## [Work required]
Copy nothing but the text: reproduce each line of the listing exactly and leave the pictures out.

## [Stored data]
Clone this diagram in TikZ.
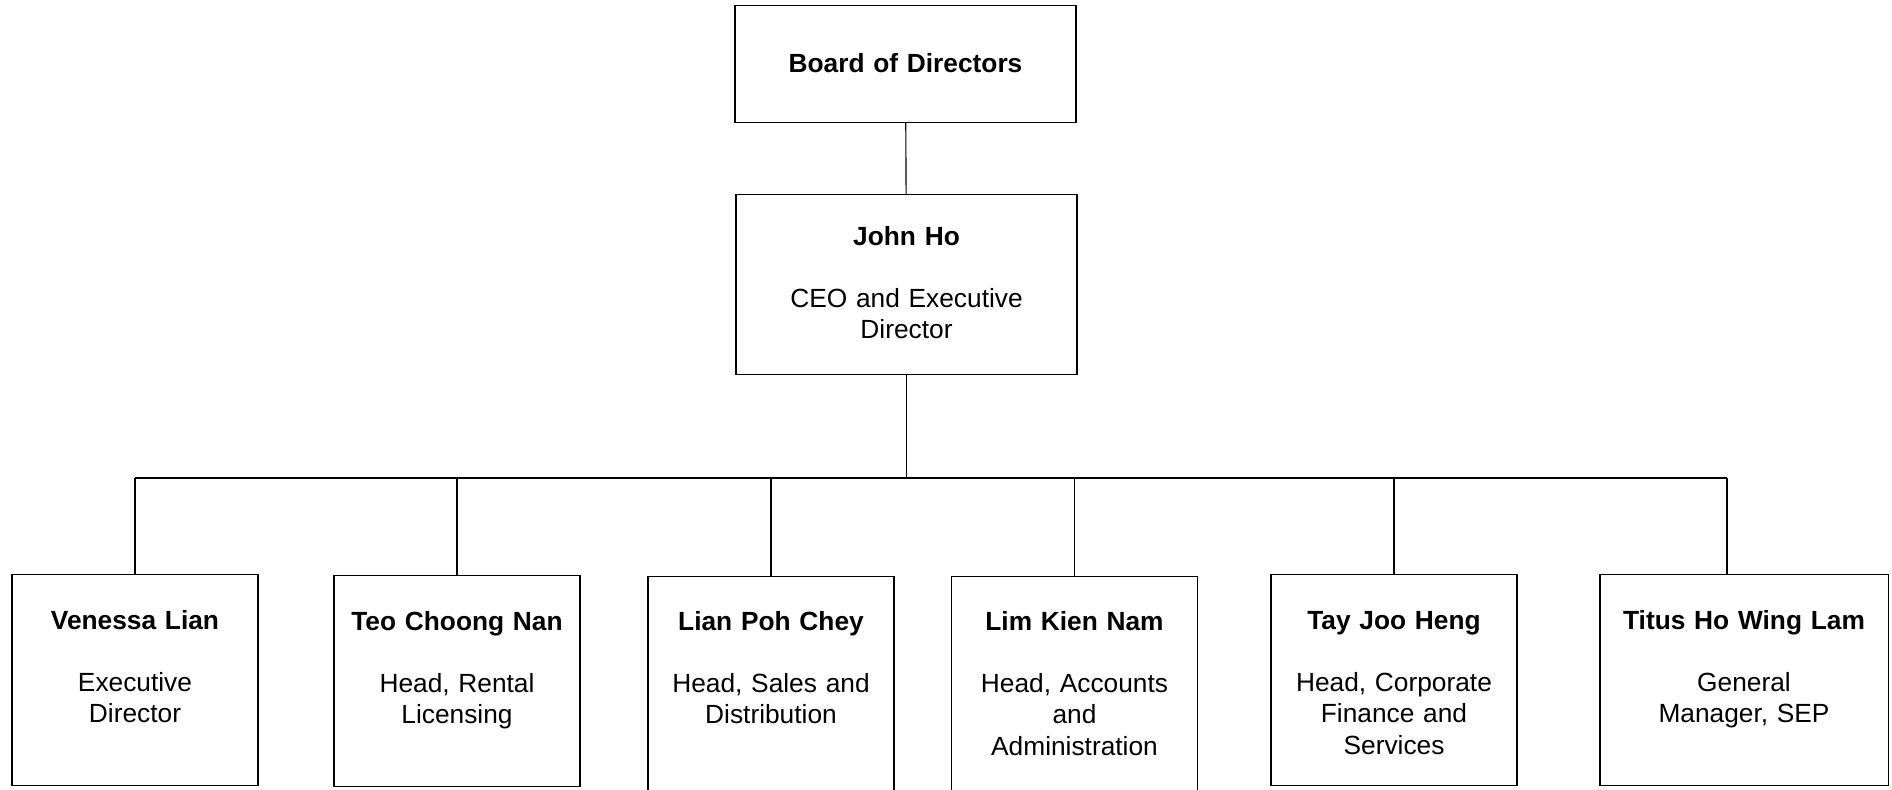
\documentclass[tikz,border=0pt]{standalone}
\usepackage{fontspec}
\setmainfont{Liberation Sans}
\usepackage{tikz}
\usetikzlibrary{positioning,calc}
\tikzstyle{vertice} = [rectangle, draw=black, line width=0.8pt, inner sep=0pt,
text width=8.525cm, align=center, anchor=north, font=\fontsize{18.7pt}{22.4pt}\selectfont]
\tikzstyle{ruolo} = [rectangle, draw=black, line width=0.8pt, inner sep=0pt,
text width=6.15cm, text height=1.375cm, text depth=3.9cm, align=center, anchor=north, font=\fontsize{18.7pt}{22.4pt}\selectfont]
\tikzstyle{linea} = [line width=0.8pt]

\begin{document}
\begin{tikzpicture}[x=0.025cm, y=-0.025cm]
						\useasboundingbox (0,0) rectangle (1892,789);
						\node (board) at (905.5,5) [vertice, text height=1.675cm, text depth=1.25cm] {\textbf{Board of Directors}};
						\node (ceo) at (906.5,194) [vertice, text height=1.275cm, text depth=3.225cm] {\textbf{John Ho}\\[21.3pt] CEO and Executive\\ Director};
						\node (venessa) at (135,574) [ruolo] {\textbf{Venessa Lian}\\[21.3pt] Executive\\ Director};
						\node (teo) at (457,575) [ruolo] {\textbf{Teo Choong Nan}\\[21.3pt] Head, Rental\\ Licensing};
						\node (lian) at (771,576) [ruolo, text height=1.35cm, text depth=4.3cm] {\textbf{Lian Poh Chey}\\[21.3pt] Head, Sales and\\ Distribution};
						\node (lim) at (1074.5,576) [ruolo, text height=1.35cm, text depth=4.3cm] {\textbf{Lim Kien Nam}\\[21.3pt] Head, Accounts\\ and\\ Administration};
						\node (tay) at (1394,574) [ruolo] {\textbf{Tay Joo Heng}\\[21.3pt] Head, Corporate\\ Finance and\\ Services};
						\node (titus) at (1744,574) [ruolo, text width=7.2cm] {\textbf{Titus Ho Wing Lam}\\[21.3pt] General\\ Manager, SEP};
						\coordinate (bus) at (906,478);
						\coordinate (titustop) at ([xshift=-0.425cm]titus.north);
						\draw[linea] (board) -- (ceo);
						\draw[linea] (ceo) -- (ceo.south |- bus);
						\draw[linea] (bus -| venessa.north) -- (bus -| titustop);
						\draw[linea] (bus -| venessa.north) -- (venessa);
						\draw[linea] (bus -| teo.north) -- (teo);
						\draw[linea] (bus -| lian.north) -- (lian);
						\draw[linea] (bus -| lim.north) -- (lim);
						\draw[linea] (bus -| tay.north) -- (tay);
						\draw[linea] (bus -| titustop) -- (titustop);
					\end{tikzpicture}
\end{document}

## [In response]
Clone this diagram in TikZ.
\documentclass[tikz,border=0pt]{standalone}
\usepackage{fontspec}
\setmainfont{Liberation Sans}
\usepackage{tikz}
\usetikzlibrary{positioning,calc}
\tikzstyle{vertice} = [rectangle, draw=black, line width=0.8pt, inner sep=0pt,
text width=8.525cm, align=center, anchor=north, font=\fontsize{18.7pt}{22.4pt}\selectfont]
\tikzstyle{ruolo} = [rectangle, draw=black, line width=0.8pt, inner sep=0pt,
text width=6.15cm, text height=1.375cm, text depth=3.9cm, align=center, anchor=north, font=\fontsize{18.7pt}{22.4pt}\selectfont]
\tikzstyle{linea} = [line width=0.8pt]

\begin{document}
\begin{tikzpicture}[x=0.025cm, y=-0.025cm]
						\useasboundingbox (0,0) rectangle (1892,789);
						\node (board) at (905.5,5) [vertice, text height=1.675cm, text depth=1.25cm] {\textbf{Board of Directors}};
						\node (ceo) at (906.5,194) [vertice, text height=1.275cm, text depth=3.225cm] {\textbf{John Ho}\\[21.3pt] CEO and Executive\\ Director};
						\node (venessa) at (135,574) [ruolo] {\textbf{Venessa Lian}\\[21.3pt] Executive\\ Director};
						\node (teo) at (457,575) [ruolo] {\textbf{Teo Choong Nan}\\[21.3pt] Head, Rental\\ Licensing};
						\node (lian) at (771,576) [ruolo, text height=1.35cm, text depth=4.3cm] {\textbf{Lian Poh Chey}\\[21.3pt] Head, Sales and\\ Distribution};
						\node (lim) at (1074.5,576) [ruolo, text height=1.35cm, text depth=4.3cm] {\textbf{Lim Kien Nam}\\[21.3pt] Head, Accounts\\ and\\ Administration};
						\node (tay) at (1394,574) [ruolo] {\textbf{Tay Joo Heng}\\[21.3pt] Head, Corporate\\ Finance and\\ Services};
						\node (titus) at (1744,574) [ruolo, text width=7.2cm] {\textbf{Titus Ho Wing Lam}\\[21.3pt] General\\ Manager, SEP};
						\coordinate (bus) at (906,478);
						\coordinate (titustop) at ([xshift=-0.425cm]titus.north);
						\draw[linea] (board) -- (ceo);
						\draw[linea] (ceo) -- (ceo.south |- bus);
						\draw[linea] (bus -| venessa.north) -- (bus -| titustop);
						\draw[linea] (bus -| venessa.north) -- (venessa);
						\draw[linea] (bus -| teo.north) -- (teo);
						\draw[linea] (bus -| lian.north) -- (lian);
						\draw[linea] (bus -| lim.north) -- (lim);
						\draw[linea] (bus -| tay.north) -- (tay);
						\draw[linea] (bus -| titustop) -- (titustop);
					\end{tikzpicture}
\end{document}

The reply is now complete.